>> Begin RECORDS TO USE
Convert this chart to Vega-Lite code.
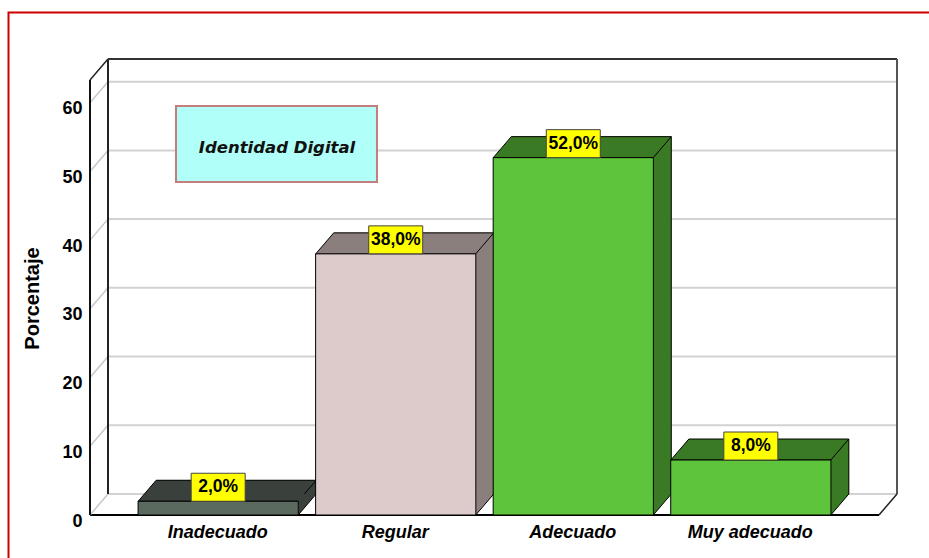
{
  "$schema": "https://vega.github.io/schema/vega-lite/v6.json",
  "width": 789,
  "height": 435,
  "autosize": {"type": "none"},
  "padding": {"left": 108, "top": 59, "right": 32, "bottom": 64},
  "background": "white",
  "config": {"view": {"stroke": null}},
  "datasets": {
    "barras": [
      {"categoria": "Inadecuado", "porcentaje": 2.0, "etiqueta": "2,0%"},
      {"categoria": "Regular", "porcentaje": 38.0, "etiqueta": "38,0%"},
      {"categoria": "Adecuado", "porcentaje": 52.0, "etiqueta": "52,0%"},
      {"categoria": "Muy adecuado", "porcentaje": 8.0, "etiqueta": "8,0%"}
    ],
    "marcas": [{"v": 0}, {"v": 10}, {"v": 20}, {"v": 30}, {"v": 40}, {"v": 50}, {"v": 60}],
    "uno": [{"titulo": "Identidad Digital"}]
  },
  "layer": [
    {
      "data": {"name": "barras"},
      "encoding": {
        "x": {
          "field": "categoria", "type": "nominal", "sort": null,
          "scale": {"type": "band", "paddingInner": 0.0977, "paddingOuter": 0.2707},
          "axis": {"title": null, "orient": "bottom", "offset": 39, "translate": -18, "ticks": false, "grid": false, "domainColor": "black", "domainWidth": 2, "labelFont": "Liberation Sans", "labelFontSize": 18, "labelFontWeight": "bold", "labelFontStyle": "italic", "labelColor": "black", "labelPadding": 9, "labelAngle": 0}
        },
        "y": {
          "field": "porcentaje", "type": "quantitative",
          "scale": {"domain": [0, 63.3], "nice": false, "zero": false},
          "axis": {"title": "Porcentaje", "orient": "left", "values": [0, 10, 20, 30, 40, 50, 60], "offset": 18, "grid": false, "ticks": false, "domain": false, "labelFont": "Liberation Sans", "labelFontSize": 18, "labelFontWeight": "bold", "labelColor": "black", "labelPadding": 8, "labelOffset": 27, "titleFont": "Liberation Sans", "titleFontSize": 20, "titleFontWeight": "bold", "titleColor": "black", "titlePadding": 19, "titleY": 239}
        }
      },
      "mark": {"type": "bar", "opacity": 0, "strokeWidth": 0}
    },
    {
      "data": {"name": "marcas"},
      "encoding": {
        "x": {"datum": 0, "type": "quantitative", "scale": {"domain": [0, 1], "nice": false, "zero": false}, "axis": null},
        "y": {"field": "v", "type": "quantitative", "scale": {"domain": [0, 63.3], "nice": false, "zero": false}}
      },
      "layer": [
        {"mark": {"type": "rule", "color": "#d2d2d2", "strokeWidth": 2}, "encoding": {"x2": {"datum": 1}}},
        {"mark": {"type": "rule", "color": "#c8c8c8", "strokeWidth": 1.5, "x2Offset": -18, "y2Offset": 21}, "encoding": {"x2": {"datum": 0}, "y2": {"field": "v"}}}
      ]
    },
    {
      "data": {"name": "uno"},
      "layer": [
        {
          "mark": {"type": "rect", "fill": "transparent", "stroke": "#cc0000", "strokeWidth": 2},
          "encoding": {
            "x": {"datum": -0.1261, "type": "quantitative", "scale": {"domain": [0, 1], "nice": false, "zero": false}, "axis": null},
            "x2": {"datum": 1.1},
            "y": {"datum": 70.07, "type": "quantitative", "scale": {"domain": [0, 63.3], "nice": false, "zero": false}},
            "y2": {"datum": -12}
          }
        },
        {
          "mark": {"type": "rule", "color": "#222222", "strokeWidth": 2},
          "encoding": {
            "x": {"datum": 0, "type": "quantitative", "scale": {"domain": [0, 1], "nice": false, "zero": false}, "axis": null},
            "y": {"datum": 0, "type": "quantitative", "scale": {"domain": [0, 63.3], "nice": false, "zero": false}},
            "y2": {"datum": 63.3}
          }
        },
        {
          "mark": {"type": "rule", "color": "#111111", "strokeWidth": 2, "xOffset": -18, "yOffset": 21, "y2Offset": 21},
          "encoding": {
            "x": {"datum": 0, "type": "quantitative", "scale": {"domain": [0, 1], "nice": false, "zero": false}, "axis": null},
            "y": {"datum": 0, "type": "quantitative", "scale": {"domain": [0, 63.3], "nice": false, "zero": false}},
            "y2": {"datum": 63.3}
          }
        },
        {
          "mark": {"type": "rule", "color": "#333333", "strokeWidth": 2},
          "encoding": {
            "x": {"datum": 0, "type": "quantitative", "scale": {"domain": [0, 1], "nice": false, "zero": false}, "axis": null},
            "x2": {"datum": 1},
            "y": {"datum": 63.3, "type": "quantitative", "scale": {"domain": [0, 63.3], "nice": false, "zero": false}}
          }
        },
        {
          "mark": {"type": "rule", "color": "#555555", "strokeWidth": 2},
          "encoding": {
            "x": {"datum": 1, "type": "quantitative", "scale": {"domain": [0, 1], "nice": false, "zero": false}, "axis": null},
            "y": {"datum": 0, "type": "quantitative", "scale": {"domain": [0, 63.3], "nice": false, "zero": false}},
            "y2": {"datum": 63.3}
          }
        },
        {
          "mark": {"type": "rule", "color": "#222222", "strokeWidth": 1.5, "x2Offset": -18, "y2Offset": 21},
          "encoding": {
            "x": {"datum": 0, "type": "quantitative", "scale": {"domain": [0, 1], "nice": false, "zero": false}, "axis": null},
            "x2": {"datum": 0},
            "y": {"datum": 63.3, "type": "quantitative", "scale": {"domain": [0, 63.3], "nice": false, "zero": false}},
            "y2": {"datum": 63.3}
          }
        },
        {
          "mark": {"type": "rule", "color": "#222222", "strokeWidth": 1.5, "x2Offset": -18, "y2Offset": 21},
          "encoding": {
            "x": {"datum": 1, "type": "quantitative", "scale": {"domain": [0, 1], "nice": false, "zero": false}, "axis": null},
            "x2": {"datum": 1},
            "y": {"datum": 0, "type": "quantitative", "scale": {"domain": [0, 63.3], "nice": false, "zero": false}},
            "y2": {"datum": 0}
          }
        },
        {
          "mark": {"type": "rect", "fill": "#b0fff8", "stroke": "#c47c7c", "strokeWidth": 2},
          "encoding": {
            "x": {"datum": 0.0862, "type": "quantitative", "scale": {"domain": [0, 1], "nice": false, "zero": false}, "axis": null},
            "x2": {"datum": 0.3409},
            "y": {"datum": 56.46, "type": "quantitative", "scale": {"domain": [0, 63.3], "nice": false, "zero": false}},
            "y2": {"datum": 45.4}
          }
        },
        {
          "mark": {"type": "text", "font": "DejaVu Sans", "fontSize": 16.5, "fontWeight": "bold", "fontStyle": "italic", "align": "center", "baseline": "middle", "color": "#111111"},
          "encoding": {
            "x": {"datum": 0.2142, "type": "quantitative", "scale": {"domain": [0, 1], "nice": false, "zero": false}, "axis": null},
            "y": {"datum": 50.35, "type": "quantitative", "scale": {"domain": [0, 63.3], "nice": false, "zero": false}},
            "text": {"field": "titulo"}
          }
        }
      ]
    },
    {
      "data": {"name": "barras"},
      "encoding": {
        "x": {"field": "categoria", "type": "nominal", "sort": null, "scale": {"type": "band", "paddingInner": 0.0977, "paddingOuter": 0.2707}, "axis": null},
        "y": {"field": "porcentaje", "type": "quantitative", "scale": {"domain": [0, 63.3], "nice": false, "zero": false}}
      },
      "layer": [
        {
          "mark": {"type": "bar", "strokeWidth": 0},
          "encoding": {"color": {"field": "categoria", "type": "nominal", "scale": {"domain": ["Inadecuado", "Regular", "Adecuado", "Muy adecuado"], "range": ["#3a403b", "#8b7f7e", "#3b7a24", "#3b7a24"]}, "legend": null}}
        },
        {
          "mark": {"type": "point", "shape": "M-98,21L62,21L80,0L-80,0Z", "size": 4, "filled": true, "opacity": 1, "stroke": "black", "strokeWidth": 1},
          "encoding": {"color": {"field": "categoria", "type": "nominal", "scale": {"domain": ["Inadecuado", "Regular", "Adecuado", "Muy adecuado"], "range": ["#3a403b", "#8b7f7e", "#3b7a24", "#3b7a24"]}, "legend": null}}
        },
        {
          "mark": {"type": "point", "shape": "M62,0L62,21L80,0Z", "size": 4, "filled": true, "opacity": 1, "strokeWidth": 0},
          "encoding": {"y": {"datum": 0}, "color": {"field": "categoria", "type": "nominal", "scale": {"domain": ["Inadecuado", "Regular", "Adecuado", "Muy adecuado"], "range": ["#3a403b", "#8b7f7e", "#3b7a24", "#3b7a24"]}, "legend": null}}
        },
        {
          "mark": {"type": "rule", "color": "black", "strokeWidth": 1, "xOffset": 80},
          "encoding": {"y2": {"datum": 0}}
        },
        {
          "mark": {"type": "rule", "color": "black", "strokeWidth": 1, "xOffset": 80, "x2Offset": 62, "y2Offset": 21},
          "encoding": {"y": {"datum": 0}, "x2": {"field": "categoria"}, "y2": {"datum": 0}}
        },
        {
          "mark": {"type": "bar", "xOffset": -18, "x2Offset": -18, "yOffset": 21, "y2Offset": 21, "stroke": "black", "strokeWidth": 1},
          "encoding": {"fill": {"field": "categoria", "type": "nominal", "scale": {"domain": ["Inadecuado", "Regular", "Adecuado", "Muy adecuado"], "range": ["#5a6a5f", "#dccbca", "#5ec43b", "#5ec43b"]}, "legend": null}}
        },
        {
          "mark": {"type": "point", "shape": "M-27,-28L27,-28L27,0L-27,0Z", "size": 4, "filled": true, "opacity": 1, "fill": "#ffff00", "stroke": "#444444", "strokeWidth": 1, "xOffset": -18, "yOffset": 21}
        },
        {
          "mark": {"type": "text", "xOffset": -18, "yOffset": 7, "font": "Liberation Sans", "fontSize": 17.5, "fontWeight": "bold", "color": "black", "baseline": "middle", "align": "center"},
          "encoding": {"text": {"field": "etiqueta"}}
        }
      ]
    }
  ],
  "resolve": {"scale": {"x": "independent"}, "axis": {"y": "shared"}}
}
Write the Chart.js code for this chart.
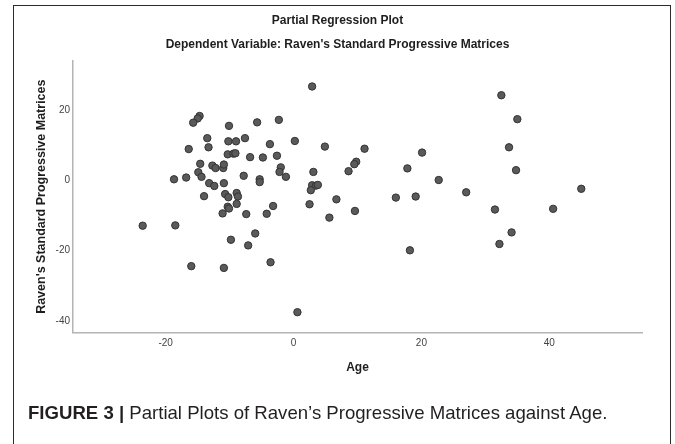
<!DOCTYPE html>
<html>
<head>
<meta charset="utf-8">
<script src="https://cdn.jsdelivr.net/npm/chart.js@4.4.1/dist/chart.umd.min.js"></script>
<style>
  html, body { margin: 0; padding: 0; background: #fff; }
  body { width: 675px; height: 444px; position: relative; overflow: hidden; font-family: "Liberation Sans", Arial, sans-serif; }
  .frame { position: absolute; left: 13px; top: 5px; width: 656px; height: 460px; border: 1.5px solid #2b2b2b; border-bottom: none; }
  #chart { position: absolute; left: 0; top: 0; }
  .caption { position: absolute; left: 28px; top: 402px; margin: 0; font-size: 18.6px; color: #231f20; white-space: nowrap; }
</style>
</head>
<body>
<div class="frame"></div>
<canvas id="chart" width="675" height="444"></canvas>
<p class="caption"><b>FIGURE 3 |</b> Partial Plots of Raven’s Progressive Matrices against Age.</p>
<script>
const FONT = `"Liberation Sans", Arial, sans-serif`;

// residuals (Age on x, Raven's SPM on y)
const ageResid = [
  2.9, -14.7, -15.0, -15.7, -5.7, -2.3, -10.1, -13.5, -10.2, -9.0,
  -7.6, 0.2, -3.7, -16.4, -13.3, 4.9, -10.3, -9.4, -9.1, -6.8,
  -4.8, -2.6, -14.6, -12.7, -12.2, -11.0, -10.9, -2.0, -2.2, -1.2,
  -14.9, -14.4, -16.8, -18.7, -7.8, -5.3, -5.3, 3.1, -13.2, -12.4,
  -10.9, 2.9, 3.5, 3.8, 2.7, -14.0, -10.7, -10.2, -8.9, -8.7,
  6.7, -8.9, -10.3, -10.1, -3.2, 2.5, -11.1, -7.4, -4.2, 5.6,
  -23.6, -18.5, -16.0, -10.9, -9.8, -7.1, -6.0, -3.6, 0.6, 9.6,
  16.0, 19.1, 31.5, 40.6, 34.1, 32.2, 18.2, 32.5, 35.0, 33.7,
  34.8, 45.0, 11.1, 20.1, 9.8, 9.5, 8.6, 17.8, 22.7, 27.0
];
const ravenResid = [
  26.7, 18.3, 17.6, 16.4, 16.5, 17.2, 15.5, 12.0, 11.1, 11.1,
  12.0, 11.2, 10.3, 8.9, 9.4, 9.6, 7.4, 7.6, 7.7, 6.6,
  6.5, 7.0, 4.7, 4.2, 3.5, 3.5, 4.5, 3.7, 2.4, 1.0,
  2.3, 1.0, 0.8, 0.3, 1.3, 0.3, -0.5, 2.4, -0.8, -1.6,
  -0.8, -1.4, -1.5, -1.3, -2.8, -4.5, -3.9, -4.8, -3.6, -4.6,
  -5.4, -6.7, -7.5, -8.0, -7.3, -6.8, -9.4, -9.6, -9.5, -10.6,
  -12.9, -12.8, -24.4, -24.9, -16.9, -18.5, -15.1, -23.3, -37.5, -8.7,
  -4.9, -4.6, -8.3, -8.1, -14.8, -18.1, -19.9, 24.2, 17.4, 9.4,
  2.9, -2.4, 9.0, 7.9, 5.3, 4.6, 2.6, 3.4, 0.1, -3.4
];

const xTicks = [-20, 0, 20, 40];
const yTicks = [-40, -20, 0, 20];

const points = ageResid.map((x, i) => ({x: x, y: ravenResid[i]}));

new Chart(document.getElementById(`chart`), {
  type: `scatter`,
  data: {
    datasets: [{
      data: points,
      backgroundColor: `#5a5a5a`,
      borderColor: `#333333`,
      borderWidth: 1,
      pointRadius: 3.7
    }]
  },
  options: {
    responsive: false,
    animation: false,
    layout: {
      // symmetric side padding keeps the titles centred on the page
      padding: {left: 33, right: 33, top: 0, bottom: 69}
    },
    plugins: {
      legend: {display: false},
      tooltip: {enabled: false},
      title: {
        display: true,
        text: `Partial Regression Plot`,
        color: `#1e1e1e`,
        font: {family: FONT, size: 12, weight: `bold`},
        padding: {top: 13, bottom: 10}
      },
      subtitle: {
        display: true,
        text: `Dependent Variable: Raven's Standard Progressive Matrices`,
        color: `#1e1e1e`,
        font: {family: FONT, size: 12, weight: `bold`},
        padding: {top: 0, bottom: 9}
      }
    },
    scales: {
      x: {
        type: `linear`,
        min: -34.5,
        max: 54.5,
        afterBuildTicks: (scale) => {
          scale.ticks = xTicks.map((v) => ({value: v}));
        },
        grid: {display: false, drawTicks: false},
        border: {color: `#b4b4b4`, width: 1.5},
        ticks: {font: {family: FONT, size: 10}, color: `#444`, padding: 5},
        title: {
          display: true,
          text: `Age`,
          color: `#1e1e1e`,
          font: {family: FONT, size: 12, weight: `bold`},
          padding: {top: 6, bottom: 0}
        }
      },
      y: {
        type: `linear`,
        min: -43.3,
        max: 34,
        afterBuildTicks: (scale) => {
          scale.ticks = yTicks.map((v) => ({value: v}));
        },
        afterFit: (scale) => {
          scale.width = 40;
        },
        grid: {display: false, drawTicks: false},
        border: {color: `#b4b4b4`, width: 1.5},
        ticks: {font: {family: FONT, size: 10}, color: `#444`, padding: 3},
        title: {
          display: true,
          text: `Raven's Standard Progressive Matrices`,
          color: `#1e1e1e`,
          font: {family: FONT, size: 12.5, weight: `bold`},
          padding: {top: 1.5, bottom: 0}
        }
      }
    }
  }
});
</script>
</body>
</html>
>> End RECORDS TO USE
=== TASK TO CARRY OUT ===
In the entries above, count each line with "code"; reply with the total only.

=== ANSWER BELOW ===
2